Virtuosic painting abounds – Wyman is nothing if not technically adept; and I already mentioned the sweeping painterly lyricism of Monique von Genderen the other day. But sometimes you need a closer look. And it was great going back to The Breeder (Athens) to look at the work of L.A.-based Mindy Shapero. The Breeder has a phenomenal loyalty to Shapero and it is largely well-deserved. Speaking of my ‘on-acid’ impressions, I had a similar kind of first encounter with Shapero’s sculpture – an open construction in steel rebar with a ‘body’ mass of feathered, hand-cut, shaped and clustered plastic and, dangling at one end of a vertical extension of rebar, a ‘face’ plate or ‘mask’ of flat steel – ‘sheep’ or ‘ostrich’? – who could say? – but it did leave a very bird-like (that trend AGAIN!) impression. After the intial dazzle of that ‘thing’ (thank you, Hammer Museum), I was now able to focus on the painting – what from a distance resembled dramatically enlarged microscopic views of cells or organelles, in deep pigments heightened by goldleaf. (One panel had a entirely goldleaf backdrop.) Upon closer inspection, some of these (including the goldleaf panel) did look very ‘cellular’; others took on a mask-like configuration; still others in various abstractions of eddying waves and interior structure and incident – all very beautiful, almost breathtaking, taken (closely) in sum.
There were a few other events on my agenda for the afternoon and evening – including a vist to the (speaking of reconfigurations) ‘replicated’ Ferus Gallery around the corner on La Cienega.

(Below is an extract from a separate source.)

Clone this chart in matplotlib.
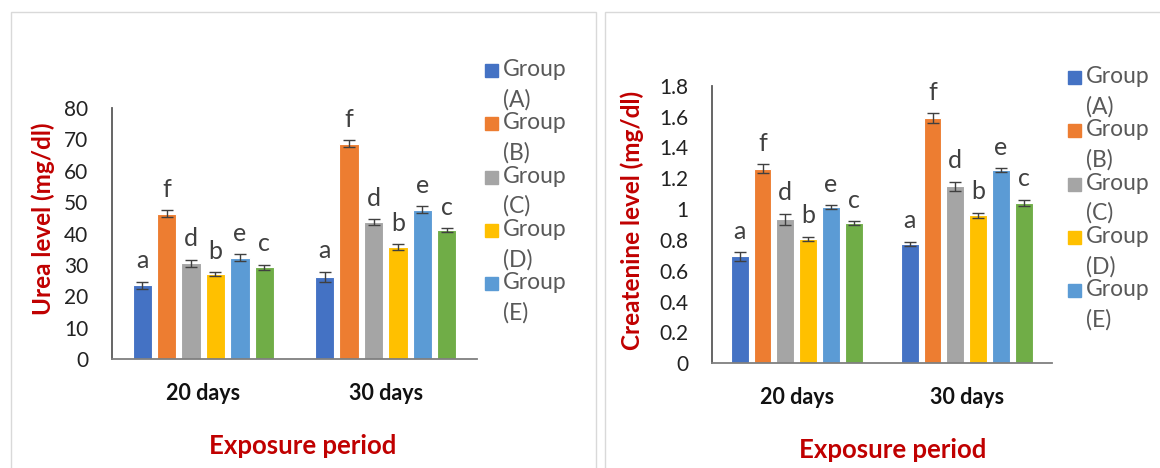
import matplotlib
matplotlib.use('Agg')
import matplotlib.pyplot as plt
from matplotlib.patches import Rectangle
import numpy as np

plt.rcParams['font.family'] = ['Lato', 'DejaVu Sans']

periods = ['20 days', '30 days']
groups = ['Group\n(A)', 'Group\n(B)', 'Group\n(C)', 'Group\n(D)', 'Group\n(E)', 'Group\n(F)']
colors = ['#4472C4', '#ED7D31', '#A5A5A5', '#FFC000', '#5B9BD5', '#70AD47']
letters = ['a', 'f', 'd', 'b', 'e', 'c']

# urea (mg/dl), one list per group: [20 days, 30 days]
urea = [[23.6, 26.3], [46.3, 68.5], [30.6, 43.7], [27.1, 35.8], [32.3, 47.6], [29.3, 41.1]]
urea_err = [[1.1, 1.6], [1.2, 1.1], [1.1, 1.0], [0.7, 0.9], [1.1, 1.1], [0.8, 0.7]]

# createnine (mg/dl)
creat = [[0.694, 0.774], [1.262, 1.590], [0.934, 1.147], [0.808, 0.959], [1.013, 1.253], [0.910, 1.039]]
creat_err = [[0.028, 0.015], [0.030, 0.033], [0.037, 0.031], [0.014, 0.018], [0.011, 0.014], [0.014, 0.022]]

W, H = 1160, 468
fig = plt.figure(figsize=(W / 100, H / 100), dpi=100)


def fx(x):
    return x / W


def fy(y):
    return 1 - y / H


# panel frames
fig.add_artist(Rectangle((fx(11), fy(470)), fx(596) - fx(11), fy(12) - fy(470),
                         transform=fig.transFigure, fill=False, ec='#d9d9d9', lw=1))
fig.add_artist(Rectangle((fx(605), fy(470)), fx(1165) - fx(605), fy(12) - fy(470),
                         transform=fig.transFigure, fill=False, ec='#d9d9d9', lw=1))


def draw_panel(rect, values, errs, ymax, ystep, ylabel, ylab_xy, xlab_xy, leg_x, leg_y0, fmt):
    ax = fig.add_axes(rect)
    x = np.arange(len(periods))
    step = 0.134
    width = 0.105
    for i in range(len(groups)):
        pos = x + (i - 2.5) * step
        ax.bar(pos, values[i], width, color=colors[i], edgecolor='white', linewidth=0.8, zorder=2)
        ax.errorbar(pos, values[i], yerr=errs[i], fmt='none', ecolor='#404040',
                    elinewidth=1, capsize=4, capthick=1, zorder=3)
        for j in range(len(periods)):
            ax.annotate(letters[i], (pos[j], values[i][j] + errs[i][j]), xytext=(0, 9.5),
                        textcoords='offset points', ha='center', va='baseline',
                        fontsize=18, color='#404040')
    ax.set_xlim(-0.5, 1.5)
    ax.set_ylim(0, ymax)
    ax.set_yticks(np.arange(0, ymax + ystep / 2, ystep))
    ax.set_yticklabels([fmt(v) for v in np.arange(0, ymax + ystep / 2, ystep)])
    ax.set_xticks(x)
    ax.set_xticklabels(periods, fontweight='bold')
    ax.tick_params(axis='y', length=0, pad=17, labelsize=15, labelcolor='#222222')
    ax.tick_params(axis='x', length=0, pad=17, labelsize=15.5, labelcolor='#111111')
    for s in ['top', 'right']:
        ax.spines[s].set_visible(False)
    ax.spines['left'].set_color('#595959')
    ax.spines['bottom'].set_color('#7f7f7f')
    ax.spines['left'].set_linewidth(1.3)
    ax.spines['bottom'].set_linewidth(1.3)
    fig.text(fx(ylab_xy[0]), fy(ylab_xy[1]), ylabel, rotation=90, ha='center', va='center',
             fontsize=17.5, fontweight='bold', color='#C00000')
    fig.text(fx(xlab_xy[0]), fy(xlab_xy[1]), 'Exposure period', ha='center', va='center',
             fontsize=18.5, fontweight='bold', color='#C00000')
    # legend: only groups A-E are listed in the original
    for i in range(5):
        yy = leg_y0 + i * 53.3
        fig.add_artist(Rectangle((fx(leg_x), fy(yy + 18)), 13 / W, 13 / H,
                                 transform=fig.transFigure, color=colors[i]))
        fig.text(fx(leg_x + 18), fy(yy), groups[i], ha='left', va='top',
                 fontsize=16.5, color='#595959', linespacing=1.5)
    return ax


draw_panel([fx(112), fy(359.3), fx(477) - fx(112), fy(107.7) - fy(359.3)],
           urea, urea_err, 80, 10, 'Urea level (mg/dl)', (43, 219), (303, 446),
           485, 59, lambda v: '%d' % round(v))

draw_panel([fx(711.7), fy(363.3), fx(1051.7) - fx(711.7), fy(85.7) - fy(363.3)],
           creat, creat_err, 1.8, 0.2, 'Createnine level (mg/dl)', (632, 220), (893, 450),
           1068, 66, lambda v: '%g' % round(v, 1))

fig.savefig('out.png', dpi=100)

There were some beautiful things on view there, I will say that – including a great Billy Al Bengston, a lovely Joseph Cornell and classic Craig Kaufman (I’m forgetting a few other beauties – but go check it out if you’re in the neighborhood). I skipped a few other things, which I deeply regret, but, uh, I got waylaid again – by great conversation. John Kinkead hosted a barbecue for the painter Angela Dufresne, who will take up a one-month residency with Kinkead Contemporary in the coming month. I’m on fairly extensive record as a huge fan of Angela’s painting, so let me jump a bit here to say, (1) she’s been working in portraiture a great deal lately and her project with Kinkead will also deal with portraiture; (2) she’s also a phenomenal cook (and really knows her way around a grill, too); and (3) the pleasure of her conversation was not easy to break away from – though it was made easier by segue to another conversation with another local painter with whom she shares certain affinities – Matty Byloos – whom I also had the pleasure of introducing to her. I would have liked to have made it to Country Club – John Knuth’s new salon – but it was a terrific evening nonetheless.